Que las Comisiones presidenciales ad hoc no tienen ninguna importancia lo ha dejado en claro el senador Ignacio Walker. Luego de meses de trabajo el equipo convocado por la presidenta Bachelet llegó a varias conclusiones que no hicieron otra cosa que reflejar lo sabido: la crisis por la que pasan no solo los partidos políticos, sino que todo el armado institucional.
Transformados en maquinarias de poder, los partidos políticos se han dado maña para permanecer como absolutamente necesarios para la democracia, pilares básicos para la pluralidad, representantes irremplazables de la ciudadanía, entre otros adjetivos vistosos tanto como mentirosos.
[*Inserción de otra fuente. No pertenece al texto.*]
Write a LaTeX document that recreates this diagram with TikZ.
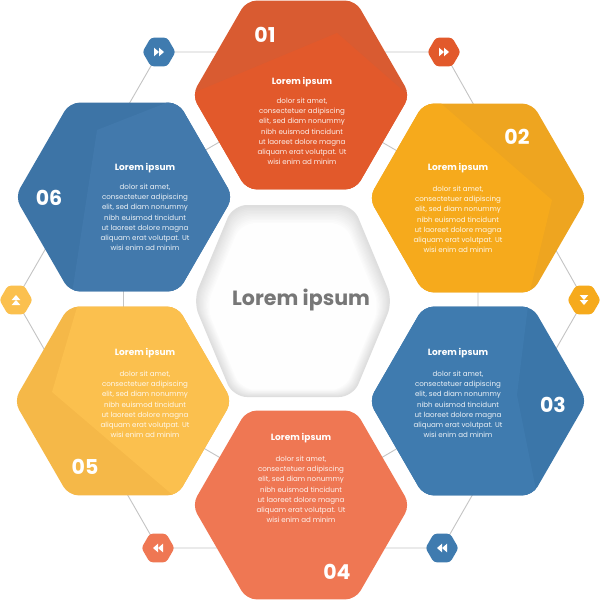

Pero lo cierto es que han devenido en organismos mafiosos en los cuales mandan los mismos de siempre, en donde no existe democracia interna y en donde nadie sabe quien milita y quién no. Pero que se aprestan a repartir la torta cada vez que se necesite.
La comisión Engel propuso entre otras cosas que se sincerara el padrón de militantes porque la sospecha de que en esos listados hay más fantasmas que seres de carne y hueso es compartida por todos.
Fue suficiente para que el senador Walker disparara contra Engel. Y la agresión senatorial va por el lado más extraño: le reprocha no ser del mundo de la política. Le resta derecho a un civil que osa una crítica que comparte más del noventa por ciento de la población y la que Walker se pasa por el perineo.
Lo cierto, es que los partidos políticos son maquinarias desde los que se reparte el botín del poder del Estado y, por qué no, del sector privado, la otra ala de su competencia.
Luego del término de la dictadura, por lo menos en su expresión más bruta y criminal, los partidos políticos intentaron con éxito tomar lo que dejaron los uniformes. Y a partir de ese hecho, todo el poder se centró en esos aparatos en los que jamás ha entrado la luz del día.
En breve se dieron cuenta que daba lo mismo si se obraba en una dirección u otra. Si mentían o no. Si las ofertas de las campañas electorales eran o no posibles.
Y muy luego, las interminables filas de carteles de las campañas electorales prescindieron de la identificación partidaria y solo era necesario posar con el político mejor evaluado.
Se apostó con éxito al reflejo condicionando de una ciudadanía atontada por la machacona propaganda, por las deudas y la necesidad de creer en algo.
Pero las casualidades que hay en toda cosa importante vendrían a remover mucho más el ya desprestigiado fango militante: un accidente procesal abriría las compuertas al peor escándalo que ha comprometido a los partidos políticos: se hizo público lo que todo el mundo sabía desde siempre: los ricos y poderosos financian a los políticos.
Lo novedoso en este caso es que sectores de la Concertación aparecían en las siniestras listas de las empresas dueñas de casi todo Chile, financiando a militantes que aparecían como enconados e irreversibles enemigos de quienes les untaban la mano con muchos millones.
Se hizo público lo sabido.
Y he ahí, como en casos anteriores, que la presidenta Bachelet, corta y perezosa, deriva el caso a un equipo que se suponía iba entregar directrices para superar un escándalo que amenazaba los pilares mismos del sistema.
Encabezada por el señor Engel, esa comisión debía buscar solución urgente a un caso que corroía lo existente: modificar la lógica de partidos políticos antes que la ambición lo desmorone todo.
Es cuando aparece Walker y desenfunda.
Y en su arrebato prepotente olvida o no considera que si de algo está cansada la gente es precisamente de la gente como el senador Walker y de todos quienes han hecho posible la desgracia de vivir en un país castigado por esa peste que él tan bien representa y que se aferra con dientes y uñas a sus prebendas, beneficios, privilegios y botines.